Perihal pemasangan behel di gigi untuk sebuah kepentingan tertentu seperti alasan publik pada lazimnya merapikan posisi gigi, sangat baik. Behel sendiri menurut Kamus Besar Bahasa Indonesia (KBBI) adalah kawat. Sampai di sini, para ulama tidak berbeda pendapat. Asy-Syaukani menyebutkan sebagai berikut.
أقول: الأصل الحل كما يفيده قوله عزوجل: {هُوَ الَّذِي خَلَقَ لَكُمْ مَا فِي الْأَرْضِ} [البقرة: 29] ، وقوله: {قُلْ مَنْ حَرَّمَ زِينَةَ اللَّهِ الَّتِي أَخْرَجَ لِعِبَادِهِ وَالطَّيِّبَاتِ مِنَ الرِّزْقِ} [الأعراف: 32] ، فلا ينقل عن هذا الأصل المدلول عليه بعموم الكتاب العزيز إلا ما خصه دليل ولم يخص الدليل إلا الأكل والشرب في آنية الذهب والتحلي بالذهب للرجال فالواجب الاقتصار على هذا الناقل وعدم القول بما لا دليل عليه بما هو خلاف الدليل ولم يرد غير هذا فتحريم الاستعمال على العموم قول بلا دليل وما كان ربك نسيا.
Hemat kami, pada prinsipnya semua itu boleh seperti dikatakan firman Allah “Dia yang menciptakan segala apa yang di bumi untuk kalian,” (Al-Baqarah ayat 29) dan “Katakan, siapakah orang yang berani mengharamkan perhiasan Allah yang Dia keluarkan untuk hamba-hamba-Nya, dan rezeki yang baik-baik,” (Al-A’raf ayat 32). Belum ada nukilan makna umumnya lafal ayat Al-Quran di atas dari prinsip ini kecuali dalil lain yang membatasinya. Sementara ini tidak ada yang membatasi dalil di atas kecuali hadits yang melarang untuk makan dan minum di wadah terbuat dari emas maupun perak, dan perhiasan emas bagi pria. Karenanya, kita harus membatasi diri pada nukilan di atas; dan tidak perlu berpendapat tanpa dalil yang justru bertentangan dengan dalil yang sudah ada. Sedangkan dalam masalah ini, belum ada dalil lain selain dalil di atas. Karenanya, pengharaman terhadap penggunaan perhiasan itu berdasarkan umumnya dalil di atas, merupakan pendapat tanpa dasar. Tuhan sendiri bukan pelupa. (Lihat Asy-Syaukani, As-Sailul Jarrar Al-Mutadaffiq ‘ala Hada’iqil Azhar, Daru Ibnu Hazm).

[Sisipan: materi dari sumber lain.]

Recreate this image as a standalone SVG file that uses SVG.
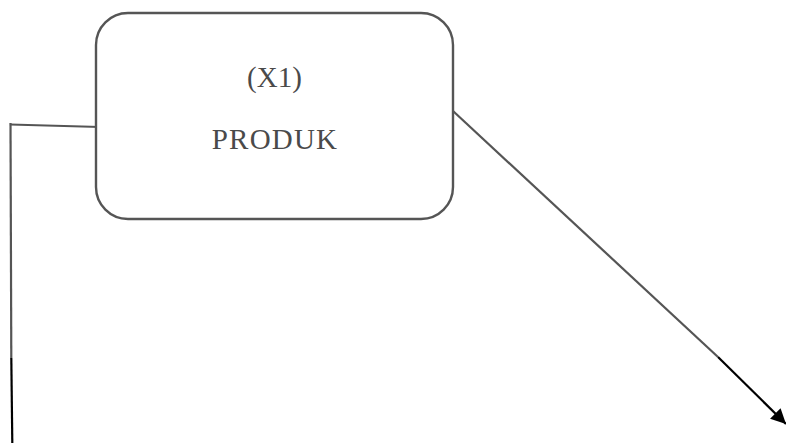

Adapun hadits larangan makan dan minum pakai wadah emas dan perak yang dimaksud Asy-Syaukani ialah sebagai berikut.
قَوْله صلى الله عليه وسلم: "لَا تَشْرَبُوا فِي آنِيَةِ اَلذَّهَبِ وَالْفِضَّةِ، وَلَا تَأْكُلُوا فِي صِحَافِها، فَإِنَّهَا لَهُمْ فِي الدنيا، ولكم في الآخرة". متفق عليه
“Jangan kamu minum di wadah emas dan perak. Jangan juga makan di piring yang terbuat daripadanya. Semua itu (emas dan perak) untuk mereka (orang musyrik) di dunia dan untuk kamu di akhirat.” (HR Bukhari dan Muslim).
Lalu bagaimana hukumnya menggunakan emas atau perak sebagai perhiasan? Sampai di sini, para ulama berbeda pendapat. Asy-Syaukani mengambil posisi sebagai berikut.
وأما قوله: "والتجمل بها" فوجهه أن ذلك مما أحله الله ولم يحرمه كما لم يحرم استعمال الذهب والفضة في غير الأكل والشرب والتحلي بالذهب فالكل حلال طلق أباحه الذي خلقه لعباده لا يسأل عما يفعل وهم يسألون.
Adapun “berhias dengan emas” mesti dilihat bahwa itu termasuk yang dibolehkan oleh Allah dan tidak diharamkan. Persis seperti Allah tidak mengharamkan penggunaan emas dan perak untuk selain makan dan minum. Dia tidak mengharamkan berhias dengan emas (untuk kalangan wanita). Semua itu halal dan bebas yang Allah izinkan hamba-Nya untuk menikmati ciptaan-Nya. Dia tidak ditanya atas apa yang diperbuat-Nya. Sementara merekalah yang akan dimintakan pertanggungjawaban. (Lihat Asy-Syaukani, As-Sailul Jarrar Al-Mutadaffiq ‘ala Hada’iqil Azhar, Daru Ibnu Hazm).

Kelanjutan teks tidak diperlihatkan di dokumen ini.